MARK DREYFUS: On the contrary. This is and I'm sure Malcolm Turnbull would understand this very well as a former lawyer. This was a case that never went to a hearing. The trial judge decided to strike out James Ashby's claim against the Speaker on the basis that it was an abuse of process. That was appealed by James Ashby, saying it's not an abuse of process. The issue the Full Federal Court was looking at was the motives that James Ashby had in Mal Brough was not a party and in the course of the judgment the two judges who set, in the Full Federal Court, who set aside that trial judges finding of abuse of process, actually commented that Mal Brough received extracts from the Speakers diary. That's what the focus of the criminal investigation is. The Full Federal Court was not a criminal case, it did not include Mal Brough as a party, and it is a nonsense for him to be suggesting that he was cleared by anything the Full Federal Court has said.

 

FRAN KELLY: It's fourteen to eight, our guest is the Shadow Attorney-General Mark Dreyfus. Mark Dreyfus, on policy matters now, legislation to strip dual national terror suspects of their Australian citizenship in the Parliament. Labor will support the Bill, it could go through the Parliament by the end of the day, and yet the Government has refused to give you or the crossbenchers its advice from the Solicitor-General explaining the changes. You're just taking the Government's word for this? The crossbenchers are refusing to do that, why are you?

 

MARK DREYFUS: We've been forced to rely on the Government's assurances that the Bill as amended is constitutional.
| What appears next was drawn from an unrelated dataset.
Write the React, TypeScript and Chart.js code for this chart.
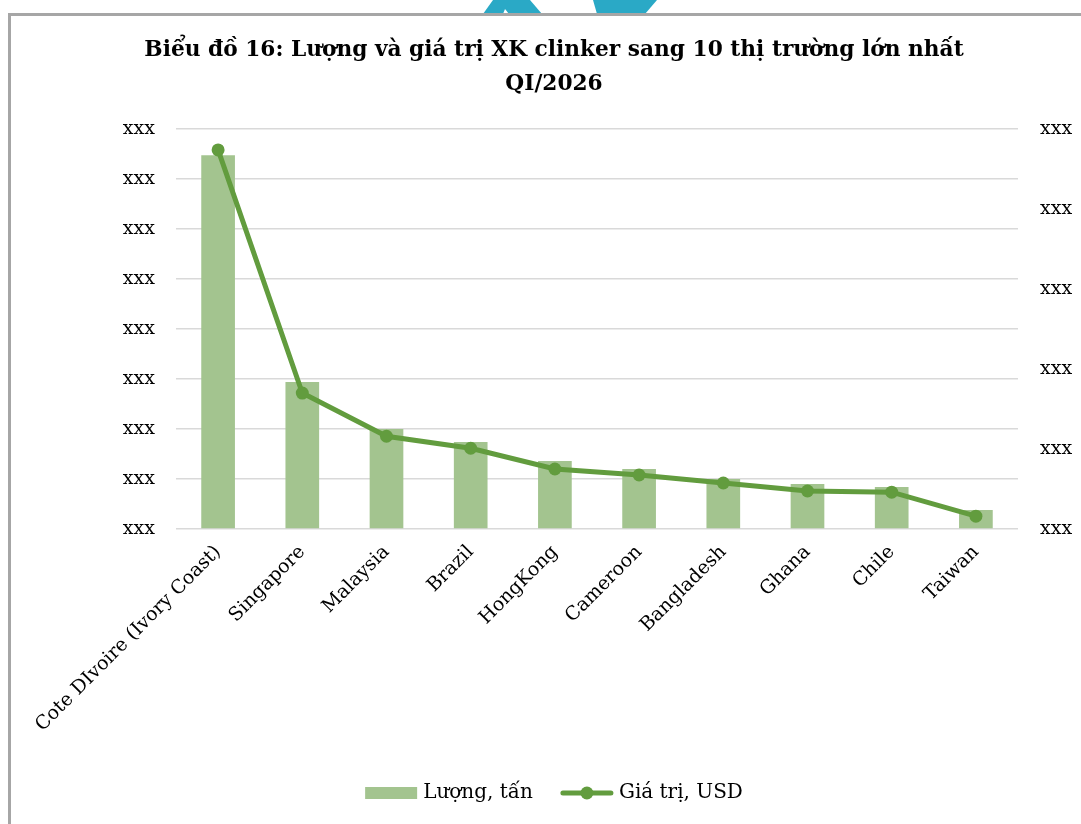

That's been the issue that's been raised by very many eminent legal academics, practising lawyers, other people interested in this subject, since the Bill was first produced. The Government has refused a request to provide the two pieces of legal advice that the Solicitor-General has given and we do have no option but to accept the assurances, written assurances, from the Attorney-General that the Solicitor-General has advised that this Bill will, in fairly qualified language I might say, but that this Bill will pass muster in the High Court.

 

FRAN KELLY: And what about the notion that Nick Xenophon and Richard Di Natale and others say, why would be shipping these people, keeping them out of Australia, wont that just allow them in the words of Nick Xenophon to set them, give them free range with their sick twisted minds to do damage to Australians and other innocents abroad?

 

MARK DREYFUS: There is a need for the Government of Australia to have an array of means to keep Australians safe. Labor's view this was a difficult consideration and we worked through this in the hearings of the Intelligence Committee Labor's view is that the particular mechanisms that are provided by this extension of the Australian Citizenship Act are appropriate mechanisms for the Government to have available to it.

 

FRAN KELLY: Okay, Mark Dreyfus thank you very much for joining us on Breakfast.

 

MARK DREYFUS: Thanks very much Fran.